Warum sollte man immer mehr Geld überweisen, um einen Geldwäscheverdacht auszuräumen? W. sagt jetzt, er steckte einfach zu tief drin. Allein wäre er da nicht rausgekommen. Und W. ist nicht allein. Nachdem er die Sache angezeigt und die Seite netz-trends.de darüber berichtete, kam der Konstanzer in Kontakt mit weiteren Männern, die mit Yoona chatteten.
Alle schilderten die selbe Masche: Erst zwanglose private Nachrichten, dann Investitionen, gefolgt von Problemen mit dem Kundenservice. Ein 40-Jähriger aus Thüringen verlor 40.000 Euro, ein 36-Jähriger aus Frankfurt 22.000 Euro, ein 34-Jähriger aus Sachsen-Anhalt 55.000 Euro. Mehr als 250.000 Euro seien inwzischen verschwunden. Aber keiner hat mehr verloren als der schlanke Mann aus Konstanz.
60 Millionen Euro Schaden
W. vermutet die Drahtzieher des Betrugs in Südostasien. Das passt dazu, was man über die Drahtzieher dieser Form des Betrugs weiß: Sie sitzen im Ausland, meist in Afrika oder Asien. Oft werden über Monate Beziehungen zu Opfern aufgebaut, um ihnen dann mit den abenteuerlichsten Begründungen das Geld aus der Tasche zu ziehen. Das nennt man Love Scam (Liebesbetrug). Geht es um Kryptowährungen oder hochprofitable Investments auch „Trading Scam“. Auf W. trifft beides zu.
Die Zahl der angezeigten Cybercrime-Delikte steigt und steigt. „Wer heute noch eine Bank mit einer Waffe überfällt, ist wirklich der Dumme“, heißt es aus hochrangigen Kreisen zu dem neuen Phänomen. Geld stehle man längst online. Das bestätigt auch der aktuelle Sicherheitsbericht des Landes Baden-Württemberg. Der Schaden beläuft sich für 2023 auf fast 60 Millionen Euro, rund 16 Millionen mehr als im Vorjahr. Der tatsächliche Schaden sei „um ein Vielfaches höher, da viele Geschädigte die Straftaten nicht anzeigen“, so der Bericht aus dem Innenministerium.

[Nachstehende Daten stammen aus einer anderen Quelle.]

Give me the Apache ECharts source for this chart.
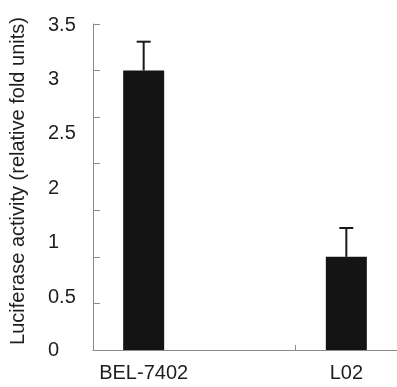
<!DOCTYPE html>
<html>
<head>
<meta charset="utf-8">
<script src="https://cdn.jsdelivr.net/npm/echarts@6/dist/echarts.min.js"></script>
<style>
html,body{margin:0;padding:0;background:#fff;}
#chart{width:397px;height:387px;}
</style>
</head>
<body>
<div id="chart"></div>
<script>
var categories = ['BEL-7402', '', 'L02'];
var values = [3.0, null, 1.0];
var errors = [0.31, null, 0.31];
var yTickLabels = ['0', '0.5', '1', '2', '2.5', '3', '3.5'];
var yTickLabelValues = [0, 0.56, 1.15, 1.73, 2.32, 2.90, 3.48];
var yTitle = 'Luciferase activity (relative fold units)';

var chart = echarts.init(document.getElementById('chart'), null, {renderer: 'canvas'});
var axisColor = '#8a8a8a';
var textColor = '#1e1e1e';
var font = 'Liberation Sans, Arial, sans-serif';

var errData = [];
for (var i = 0; i < categories.length; i++) {
  if (values[i] != null) errData.push([i, values[i], values[i] + errors[i]]);
}

var option = {
  animation: false,
  backgroundColor: '#fff',
  grid: {left: 93, top: 24, bottom: 37, width: 311, containLabel: false},
  xAxis: {
    type: 'category',
    data: categories,
    boundaryGap: true,
    axisLine: {lineStyle: {color: axisColor, width: 1}},
    axisTick: {show: true, inside: true, length: 5, lineStyle: {color: axisColor}},
    axisLabel: {color: textColor, fontSize: 20, fontFamily: font, margin: 13}
  },
  yAxis: [{
    type: 'value',
    min: 0, max: 3.5, interval: 0.5,
    name: yTitle,
    nameLocation: 'middle',
    nameGap: 65,
    nameRotate: 90,
    nameTextStyle: {color: textColor, fontSize: 20, fontFamily: font, padding: [0, 0, 0, 12]},
    axisLine: {show: true, lineStyle: {color: axisColor, width: 1}},
    axisTick: {show: true, inside: true, length: 7, lineStyle: {color: axisColor}},
    splitLine: {show: false},
    axisLabel: {
      show: true,
      customValues: yTickLabelValues,
      align: 'left',
      margin: 45,
      color: textColor, fontSize: 20, fontFamily: font,
      formatter: function (v) {
        for (var k = 0; k < yTickLabelValues.length; k++) {
          if (Math.abs(yTickLabelValues[k] - v) < 1e-6) return yTickLabels[k];
        }
        return '';
      }
    }
  }],
  series: [{
    type: 'bar',
    data: values,
    barWidth: 41,
    itemStyle: {color: '#141414'}
  }, {
    type: 'custom',
    data: errData,
    z: 5,
    renderItem: function (params, api) {
      var x = api.value(0);
      var base = api.coord([x, api.value(1)]);
      var top = api.coord([x, api.value(2)]);
      var half = 7;
      var style = {stroke: '#1a1a1a', lineWidth: 2, fill: null};
      return {
        type: 'group',
        children: [
          {type: 'line', shape: {x1: base[0], y1: base[1], x2: top[0], y2: top[1]}, style: style},
          {type: 'line', shape: {x1: top[0] - half, y1: top[1], x2: top[0] + half, y2: top[1]}, style: style}
        ]
      };
    }
  }]
};
chart.setOption(option);
</script>
</body>
</html>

Das Polizeipräsidium Konstanz gibt den Schaden im Bereich Cybercrime mit rund 617.000 Euro für 2023 an. Ein Plus von 65 Prozent im Vergleich zum Vorjahr, da waren es noch 372.000 Euro. Die Aufklärungsquote liegt bei 45,2 Prozent. Die angezeigten Cybercrime-Fälle sind auf 657 angestiegen. Vor allem Fälle von Betrug mit rechtswidrig erlangten unbaren Zahlungsmitteln (471) explodieren.
Baden-Württemberg hat zum 1. Januar das Cybercrime-Zentrum eröffnet, eine zentrale Anlaufstelle zur Bekämpfung von Cyberkriminalität. Das Zentrum, das in Karlsruhe angesiedelt ist, ist zuständig für anspruchsvolle Verfahren im Bundesland übernommen. Es wurden 50 Stellen geschaffen, die von Juristen als auch von IT-Forensikern besetzt werden. W. hat sich an das Präsidium in Konstanz gewendet. Das Präsidium hat das bestätigt: „Die ermittelnden Behörden stehen derzeit untereinander in engem Austausch“, schreibt die Pressestelle.
W. ist kein gebrochener Mann. Knapp 95.000 Euro hat er verloren, seinen Kampfgeist aber nicht. Der 39-Jährige schaut sich weiter nach Hilfe um. Er fragt bei freiberuflichen IT-Forensikern an. Und erhält Antworten, die hoffen lassen. In der Blockchain, der Datenbank, in der digitale Währungen gespeichert und Transfers dokumentiert werden, kann man die Spuren nachverfolgen – und sehen, wo das Vermögen gerade steckt.
Sein Geld sei noch auffindbar. Damit der Experte aber helfen kann, soll W. wieder ein paar Tausend Euro zahlen. Er kann nicht. Yoona fragte ihn indes in ihrer letzten Nachricht vom 10. April: „Haben Sie die Mittel zum Handel gefunden?“ W. hat nicht mehr geantwortet.